Искусственные острова Китая, такие как рифы Файери-Кросс, Суби и Мисчиф, превратились в полноценные военные узлы. На них размещены взлетно-посадочные полосы, ракетные комплексы, радары и укрепленные укрытия. Эти объекты интегрированы в сложную архитектуру ограничения доступа (A2/AD), включающую «убийцы авианосцев» – ракеты DF-21 и DF-26. Все это повышает риск просчетов и случайной эскалации, поскольку столкновения между кораблями и агрессивные перехваты самолетов становятся все более частыми. Например, в 2023 году самолеты ВМС США, выполнявшие операции по обеспечению свободы судоходства, неоднократно сопровождались китайскими истребителями.
Морская напористость Китая не ограничивается Южно-Китайским морем. Она распространяется на Восточно-Китайское море, где обострился спор с Японией вокруг островов Сенкаку/Дяоюйдао, и на южную часть Тихого океана, где Пекин расширяет присутствие через соглашения о безопасности, как с Соломоновыми Островами. Это свидетельствует о многовекторном подходе к морскому соперничеству, позволяющем Китаю проецировать силу, собирать разведданные и влиять на обстановку в стратегически важных точках по всему миру.

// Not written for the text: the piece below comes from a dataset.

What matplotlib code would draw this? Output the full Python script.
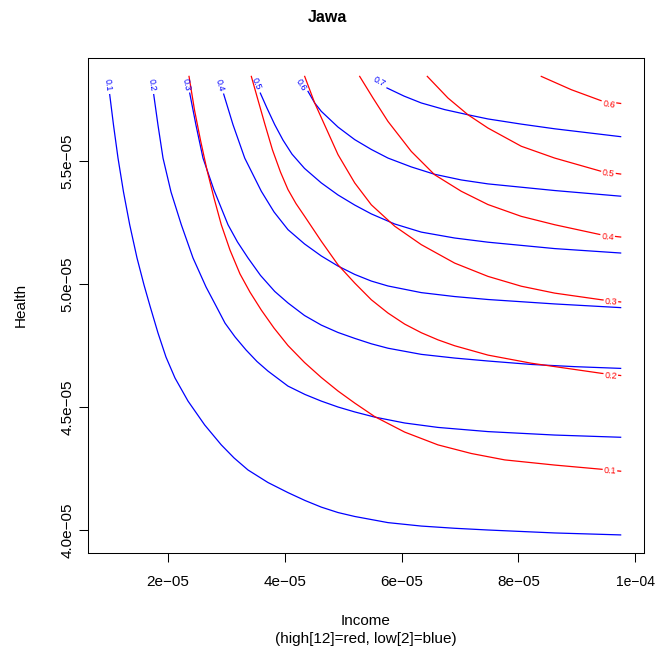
import numpy as np
import matplotlib
matplotlib.use("Agg")
import matplotlib.pyplot as plt

plt.rcParams['font.family'] = ['Liberation Sans', 'DejaVu Sans']

# contour lines, x and y in units of 1e-5
# low[2] (blue), levels 0.1 .. 0.7
blue_levels = ["0.1", "0.2", "0.3", "0.4", "0.5", "0.6", "0.7"]
blue_x = [
    [1.006, 1.071, 1.148, 1.242, 1.348, 1.473, 1.593, 1.695, 1.832, 1.969, 2.123, 2.346, 2.631, 2.915,
     3.133, 3.372, 3.714, 4.056, 4.347, 4.626, 4.912, 5.198, 5.767, 6.337, 6.908, 7.478, 8.619, 9.748],
    [1.759, 1.832, 1.918, 2.055, 2.231, 2.431, 2.654, 2.825, 2.979, 3.150, 3.338, 3.526, 3.714, 4.056,
     4.347, 4.626, 4.912, 5.198, 5.540, 6.053, 6.623, 7.478, 8.619, 9.748],
    [2.375, 2.482, 2.602, 2.790, 3.030, 3.192, 3.372, 3.586, 3.829, 4.056, 4.339, 4.626, 4.912, 5.198,
     5.482, 5.767, 6.337, 6.908, 7.478, 8.219, 8.966, 9.748],
    [2.956, 3.115, 3.316, 3.600, 3.817, 4.056, 4.339, 4.626, 4.912, 5.198, 5.482, 5.767, 6.337, 6.908,
     7.478, 8.619, 9.748],
    [3.583, 3.697, 3.829, 3.971, 4.125, 4.339, 4.626, 4.912, 5.198, 5.482, 5.882, 6.337, 6.908, 7.478,
     8.619, 9.748],
    [4.399, 4.513, 4.626, 4.912, 5.198, 5.482, 5.767, 6.166, 6.566, 7.021, 7.478, 8.619, 9.748],
    [5.750, 6.041, 6.337, 6.737, 7.136, 7.478, 8.048, 8.619, 9.748],
]
blue_y = [
    [5.770, 5.646, 5.512, 5.374, 5.241, 5.106, 4.996, 4.911, 4.801, 4.703, 4.618, 4.524, 4.427, 4.346,
     4.293, 4.244, 4.193, 4.152, 4.120, 4.093, 4.071, 4.055, 4.030, 4.016, 4.007, 4.000, 3.988, 3.980],
    [5.770, 5.646, 5.512, 5.374, 5.241, 5.106, 4.988, 4.911, 4.841, 4.785, 4.732, 4.685, 4.646, 4.585,
     4.551, 4.524, 4.500, 4.480, 4.459, 4.435, 4.417, 4.400, 4.386, 4.377],
    [5.776, 5.646, 5.512, 5.382, 5.241, 5.171, 5.106, 5.035, 4.970, 4.923, 4.872, 4.833, 4.803, 4.779,
     4.757, 4.739, 4.714, 4.699, 4.687, 4.673, 4.664, 4.657],
    [5.772, 5.648, 5.512, 5.377, 5.293, 5.221, 5.163, 5.114, 5.073, 5.039, 5.012, 4.992, 4.965, 4.949,
     4.937, 4.919, 4.904],
    [5.776, 5.715, 5.648, 5.585, 5.528, 5.470, 5.411, 5.362, 5.321, 5.285, 5.244, 5.211, 5.187, 5.170,
     5.144, 5.126],
    [5.783, 5.736, 5.702, 5.638, 5.587, 5.547, 5.512, 5.476, 5.446, 5.423, 5.407, 5.380, 5.357],
    [5.797, 5.764, 5.736, 5.709, 5.688, 5.671, 5.650, 5.631, 5.599],
]
blue_lab_x = [0.977, 1.725, 2.323, 2.893, 3.509, 4.284, 5.613]
blue_lab_y = [5.809, 5.809, 5.809, 5.809, 5.813, 5.810, 5.821]
blue_lab_rot = [-83, -82, -79, -74, -67, -58, -28]

# high[12] (red), levels 0.1 .. 0.6
red_levels = ["0.1", "0.2", "0.3", "0.4", "0.5", "0.6"]
red_x = [
    [2.363, 2.457, 2.559, 2.671, 2.790, 2.915, 3.064, 3.235, 3.406, 3.600, 3.817, 4.056, 4.339, 4.626,
     4.912, 5.198, 5.540, 6.053, 6.623, 7.193, 7.764, 8.619, 9.417, 9.748],
    [3.429, 3.543, 3.663, 3.791, 3.928, 4.056, 4.193, 4.342, 4.626, 4.912, 5.198, 5.482, 5.767, 6.053,
     6.337, 6.623, 6.908, 7.478, 8.219, 9.417, 9.748],
    [4.342, 4.513, 4.707, 4.912, 5.198, 5.482, 5.882, 6.337, 6.908, 7.478, 8.048, 8.619, 9.417, 9.748],
    [5.283, 5.511, 5.767, 6.166, 6.566, 7.021, 7.478, 8.048, 8.619, 9.417, 9.748],
    [6.440, 6.794, 7.136, 7.478, 8.048, 8.619, 9.417, 9.748],
    [8.390, 8.903, 9.417, 9.748],
]
red_y = [
    [5.844, 5.707, 5.585, 5.463, 5.350, 5.241, 5.138, 5.041, 4.967, 4.894, 4.821, 4.750, 4.681, 4.620,
     4.565, 4.516, 4.461, 4.398, 4.346, 4.311, 4.285, 4.264, 4.247, 4.239],
    [5.844, 5.748, 5.648, 5.545, 5.455, 5.384, 5.327, 5.275, 5.174, 5.078, 5.004, 4.936, 4.882, 4.837,
     4.802, 4.773, 4.749, 4.711, 4.678, 4.637, 4.628],
    [5.844, 5.736, 5.634, 5.526, 5.411, 5.322, 5.235, 5.160, 5.085, 5.031, 4.991, 4.963, 4.936, 4.927],
    [5.844, 5.756, 5.661, 5.539, 5.444, 5.377, 5.323, 5.275, 5.241, 5.200, 5.191],
    [5.844, 5.756, 5.688, 5.634, 5.560, 5.512, 5.458, 5.447],
    [5.844, 5.790, 5.745, 5.734],
]
red_lab_x = [9.565, 9.579, 9.582, 9.526, 9.540, 9.548]
red_lab_y = [4.242, 4.628, 4.927, 5.189, 5.451, 5.730]
red_lab_rot = [-3, -4, -3, -5, -8, -9]

xtick_vals = [2, 4, 6, 8, 10]
xtick_labels = ["2e\u221205", "4e\u221205", "6e\u221205", "8e\u221205", "1e\u221204"]
ytick_vals = [4.0, 4.5, 5.0, 5.5]
ytick_labels = ["4.0e\u221205", "4.5e\u221205", "5.0e\u221205", "5.5e\u221205"]

S = 1e-5
W, H = 655, 651

fig = plt.figure(figsize=(6.55, 6.51), dpi=100)
ax = fig.add_axes([87.5 / W, 1 - 553 / H, 556 / W, 495.3 / H])


def draw(xs, ys, color, gap=None):
    xs = np.asarray(xs) * S
    ys = np.asarray(ys) * S
    if gap is None:
        ax.plot(xs, ys, color=color, lw=0.9)
        return
    g0, g1 = gap[0] * S, gap[1] * S
    m = xs < g0
    ax.plot(np.append(xs[m], g0), np.append(ys[m], np.interp(g0, xs, ys)), color=color, lw=0.9)
    m = xs > g1
    if m.any():
        ax.plot(np.insert(xs[m], 0, g1), np.insert(ys[m], 0, np.interp(g1, xs, ys)), color=color, lw=0.9)


for i, lev in enumerate(blue_levels):
    draw(blue_x[i], blue_y[i], "#0000FF")
    ax.text(blue_lab_x[i] * S, blue_lab_y[i] * S, lev, color="#0000FF", fontsize=6.4,
            rotation=blue_lab_rot[i], ha="center", va="center", rotation_mode="anchor")

half = 0.135
for i, lev in enumerate(red_levels):
    draw(red_x[i], red_y[i], "#FF0000", gap=(red_lab_x[i] - half, red_lab_x[i] + half))
    ax.text(red_lab_x[i] * S, red_lab_y[i] * S, lev, color="#FF0000", fontsize=6.4,
            rotation=red_lab_rot[i], ha="center", va="center", rotation_mode="anchor")

ax.set_xlim(0.626 * S, 10.139 * S)
ax.set_ylim(3.9065 * S, 5.920 * S)
ax.set_xticks([v * S for v in xtick_vals])
ax.set_xticklabels(xtick_labels, fontsize=11)
ax.get_xticklabels()[-1].set_fontsize(10)   # keep the last label inside the figure
ax.set_yticks([v * S for v in ytick_vals])
ax.set_yticklabels(ytick_labels, fontsize=11, rotation=90, va="center")
ax.tick_params(axis="x", length=6.8, width=0.75, pad=9.3)
ax.tick_params(axis="y", length=6.8, width=0.75, pad=2.5)
for sp in ax.spines.values():
    sp.set_linewidth(0.75)

fig.text(327.5 / W, 1 - 18 / H, "Jawa", fontsize=11.5, fontweight="bold", ha="center", va="center")
fig.text(365.5 / W, 1 - 621 / H, "Income", fontsize=11, ha="center", va="center")
fig.text(365.5 / W, 1 - 639 / H, "(high[12]=red, low[2]=blue)", fontsize=11, ha="center", va="center")
fig.text(21 / W, 1 - 305 / H, "Health", fontsize=11, rotation=90, ha="center", va="center")

fig.savefig("out.png", dpi=100)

В ответ США и их союзники наращивают сдерживание. Американские авианосцы, такие как USS George Washington и USS Nimitz, практически постоянно присутствуют в регионе, проводя учения с партнерами, включая Японию и Филиппины. Эти развертывания дополняются воздушной разведкой, патрулированием подводных лодок и программами по наращиванию потенциала региональных флотов, что демонстрирует решимость Вашингтона защищать свободу навигации.
Филиппины, находясь на переднем крае противостояния, умело балансируют между географической близостью к Китаю и прочным союзом с США. Совместные патрули, обмен разведданными и учения укрепляют возможности филиппинского флота. Кроме того, Манила активно использует дипломатию и международное право. Как председатель АСЕАН в 2026 году, страна намерена возглавить разработку давно откладываемого Кодекса поведения в Южно-Китайском море.
Несмотря на силовое давление, Китай продолжает развивать и региональное сотрудничество. Совместное управление рыболовством, инвестиции в инфраструктуру в рамках инициативы «Один пояс, один путь» и гуманитарная помощь создают двойственный образ Китая: с одной стороны – напористый игрок, с другой – партнер, предлагающий экономические выгоды. Эта двойственность усложняет принятие решений для стран региона, которым приходится постоянно взвешивать риски принуждения и ощутимые стимулы взаимодействия. Способность акторов – как индивидуально, так и коллективно – управлять этим соперничеством, не доводя до конфликта, определит архитектуру безопасности Индо-Тихоокеанского региона на десятилетия вперед.